After winning the Best Picture Oscar for ‘An American in Paris’ but failing to clinch the Best Director award, Minnelli returned with ‘Gigi’ and secured nine Academy Awards in the process. For such a successful musical it has always struck me as a slightly odd film, and this is mainly to do with the subject matter.
Gigi (Leslie Caron) is a young girl in 1900s Paris who is being trained to be a courtesan. Her grandmother used to be the mistress of Horore Lachaille (Maurice Chevalier) and his nephew Gaston (Louis Jourdan), a turn-of-the-Century playboy, spends more and more time with the young girl as he is bored of his hedonistic lifestyle. As can be expected, the two young people’s friendship gradually develops into something more.
The film has many wonderful musical numbers. The song ‘Gigi’ scooped the Best Song Oscar and a personal favourite is the delightfully witty ‘I Remember it Well’. One of the most famous songs is ‘Thank Heaven for Little Girls’: it is an absolutely excellent song, sung perfectly by Chevalier.
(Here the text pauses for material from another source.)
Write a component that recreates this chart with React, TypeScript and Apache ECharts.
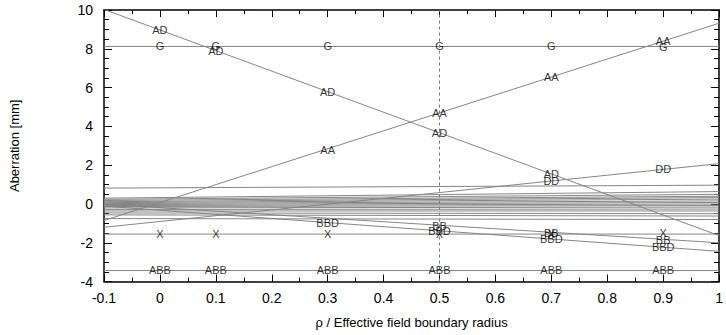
import React, { useEffect, useRef } from "react";
import * as echarts from "echarts";

// x positions where the fitted lines start and end
const lineXRange = [-0.1, 1];

// labelled lines: value at x = -0.1 and at x = 1
const lineNames = ["AD", "G", "AA", "DD", "BBD", "BB", "X", "ABB"];
const lineStartValues = [10.03, 8.12, -0.85, -1.2, -0.11, -0.01, -1.55, -3.43];
const lineEndValues = [-1.63, 8.12, 9.32, 2.08, -2.44, -2.0, -1.55, -3.43];

// unlabelled lines in the central bundle
const bundleStartValues = [0.82, 0.3, 0.24, 0.18, 0.12, 0.07, 0.02, -0.03, -0.08, -0.13, -0.2, -0.28, -0.36, -0.46, -0.56, -0.75];
const bundleEndValues = [0.97, 0.64, 0.5, 0.4, 0.33, 0.25, 0.16, 0.08, 0.0, -0.08, -0.16, -0.26, -0.36, -0.5, -0.62, -0.8];

// text labels placed on the lines
const adLabels = [[0, 8.97], [0.1, 7.87], [0.3, 5.77], [0.5, 3.66], [0.7, 1.55]];
const gLabels = [[0, 8.12], [0.1, 8.14], [0.3, 8.12], [0.5, 8.12], [0.7, 8.12], [0.9, 8.1]];
const aaLabels = [[0.3, 2.78], [0.5, 4.69], [0.7, 6.55], [0.9, 8.42]];
const ddLabels = [[0.7, 1.19], [0.9, 1.79]];
const bbdLabels = [[0.3, -0.96], [0.5, -1.39], [0.7, -1.82], [0.9, -2.23]];
const bbLabels = [[0.5, -1.12], [0.7, -1.48], [0.9, -1.86]];
const xLabels = [[0, -1.55], [0.1, -1.55], [0.3, -1.55], [0.5, -1.55], [0.7, -1.55], [0.9, -1.5]];
const abbLabels = [[0, -3.42], [0.1, -3.42], [0.3, -3.42], [0.5, -3.4], [0.7, -3.42], [0.9, -3.42]];

const labelGroups: [string, number[][]][] = [
  ["AD", adLabels],
  ["G", gLabels],
  ["AA", aaLabels],
  ["DD", ddLabels],
  ["BBD", bbdLabels],
  ["BB", bbLabels],
  ["X", xLabels],
  ["ABB", abbLabels],
];

const markerX = 0.5;
const yRange = [-4, 10];

const FONT = "'Liberation Sans', Arial, sans-serif";
const LINE_COLOR = "#858585";

export default function App() {
  const ref = useRef<HTMLDivElement>(null);
  useEffect(() => {
    if (!ref.current) return;
    const chart = echarts.init(ref.current, null, { renderer: "svg" });

    const fmtX = (v: number) => {
      const r = Math.round(v * 10) / 10;
      if (r === 0) return "0";
      if (r === 1) return "1";
      return r.toFixed(1);
    };

    const tickCommon = {
      axisLine: { show: true, onZero: false, lineStyle: { color: "#000", width: 1.5 } },
      splitLine: { show: false },
    };

    const series: any[] = [];
    lineNames.forEach((name, i) => {
      series.push({
        type: "line",
        name,
        data: [
          [lineXRange[0], lineStartValues[i]],
          [lineXRange[1], lineEndValues[i]],
        ],
        showSymbol: false,
        symbol: "none",
        lineStyle: { color: LINE_COLOR, width: 1 },
        silent: true,
        z: 2,
      });
    });
    bundleStartValues.forEach((v, i) => {
      series.push({
        type: "line",
        data: [
          [lineXRange[0], v],
          [lineXRange[1], bundleEndValues[i]],
        ],
        showSymbol: false,
        symbol: "none",
        lineStyle: { color: LINE_COLOR, width: 1 },
        silent: true,
        z: 2,
      });
    });
    series.push({
      type: "line",
      data: [
        [markerX, yRange[0]],
        [markerX, yRange[1]],
      ],
      showSymbol: false,
      symbol: "none",
      lineStyle: { color: "#777", width: 1, type: [3, 3] },
      silent: true,
      z: 1,
    });
    labelGroups.forEach(([name, pts]) => {
      series.push({
        type: "scatter",
        name,
        symbolSize: 1,
        itemStyle: { color: "rgba(0,0,0,0)" },
        data: pts.map((p) => ({ value: p, name })),
        label: {
          show: true,
          position: "inside",
          formatter: "{b}",
          color: "#000",
          fontSize: 11,
          fontFamily: FONT,
        },
        silent: true,
        z: 5,
      });
    });

    chart.setOption({
      animation: false,
      backgroundColor: "#fff",
      textStyle: { fontFamily: FONT },
      grid: { left: 97.6, right: 5, top: 10, bottom: 53.4, containLabel: false },
      xAxis: [
        {
          type: "value",
          position: "bottom",
          min: lineXRange[0],
          max: lineXRange[1],
          interval: 0.1,
          ...tickCommon,
          axisTick: { show: true, inside: true, length: 7, lineStyle: { color: "#000", width: 1 } },
          minorTick: { show: true, splitNumber: 2, length: 4, lineStyle: { color: "#000", width: 1 } },
          minorSplitLine: { show: false },
          axisLabel: { formatter: fmtX, fontSize: 14, color: "#000", margin: 9, fontFamily: FONT },
          name: "ρ / Effective field boundary radius",
          nameLocation: "middle",
          nameGap: 34,
          nameTextStyle: { fontSize: 13, color: "#000", fontFamily: FONT },
        },
        {
          type: "value",
          position: "top",
          min: lineXRange[0],
          max: lineXRange[1],
          interval: 0.1,
          ...tickCommon,
          axisTick: { show: true, inside: true, length: 7, lineStyle: { color: "#000", width: 1 } },
          minorTick: { show: true, splitNumber: 2, length: 4, lineStyle: { color: "#000", width: 1 } },
          axisLabel: { show: false },
        },
      ],
      yAxis: [
        {
          type: "value",
          position: "left",
          min: yRange[0],
          max: yRange[1],
          interval: 2,
          ...tickCommon,
          axisTick: { show: true, inside: true, length: 8, lineStyle: { color: "#000", width: 1 } },
          minorTick: { show: true, splitNumber: 4, length: 5, lineStyle: { color: "#000", width: 1 } },
          axisLabel: { fontSize: 14, color: "#000", margin: 11, fontFamily: FONT },
          name: "Aberration [mm]",
          nameLocation: "middle",
          nameGap: 83,
          nameTextStyle: { fontSize: 13, color: "#000", fontFamily: FONT },
        },
        {
          type: "value",
          position: "right",
          min: yRange[0],
          max: yRange[1],
          interval: 2,
          ...tickCommon,
          axisTick: { show: true, inside: true, length: 8, lineStyle: { color: "#000", width: 1 } },
          minorTick: { show: true, splitNumber: 4, length: 5, lineStyle: { color: "#000", width: 1 } },
          axisLabel: { show: false },
        },
      ],
      series,
    });
    return () => chart.dispose();
  }, []);

  return (
    <div
      ref={ref}
      style={{ position: "fixed", left: 0, top: 0, width: 726, height: 335, background: "#fff" }}
    />
  );
}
Caron is delightful in the title role. Whereas I prefer ‘An American in Paris’ to ‘Gigi’ overall, I think that she is stronger in this and she plays the role with charm and ease. Jourdan is a perfect choice as the love interest: brooding, charming but a little insecure, and Chevalier was, again, an inspired choice.
The best thing about the film is how it is filmed. One of the earliest colour winners, ‘Gigi’ is delightfully shot. The colours used, the costumes, the make-up are all stunning, and from a visual perspective, the film is easily one of the greatest triumphs of cinema.
What stops this film, for me, being higher up the list is the aforementioned subject matter and story. This is a musical which is supposed to be a big romance, but is actually when it’s stripped down it’s about a young girl who is essentially being trained to be a high-class escort and a man about town several years older than her. This in itself is fine, ‘Moulin Rouge’ manages to do this but doesn’t try to hide it. ‘Gigi’ (maybe because of when it was made) almost seems to hide this and makes their relationship look wholesome, whereas in reality it’s all a little bit seedy.
This is a small criticism: It is a beautiful film, but this flaw always makes me a little uncertain when I watch it. I wish that the film had either been made to be more traditional and to cut out the courtesan aspect, or to actually address the issue at hand. As it stands it just seems a little odd at times, despite the fact it is one of the most beautifully shot musicals ever made.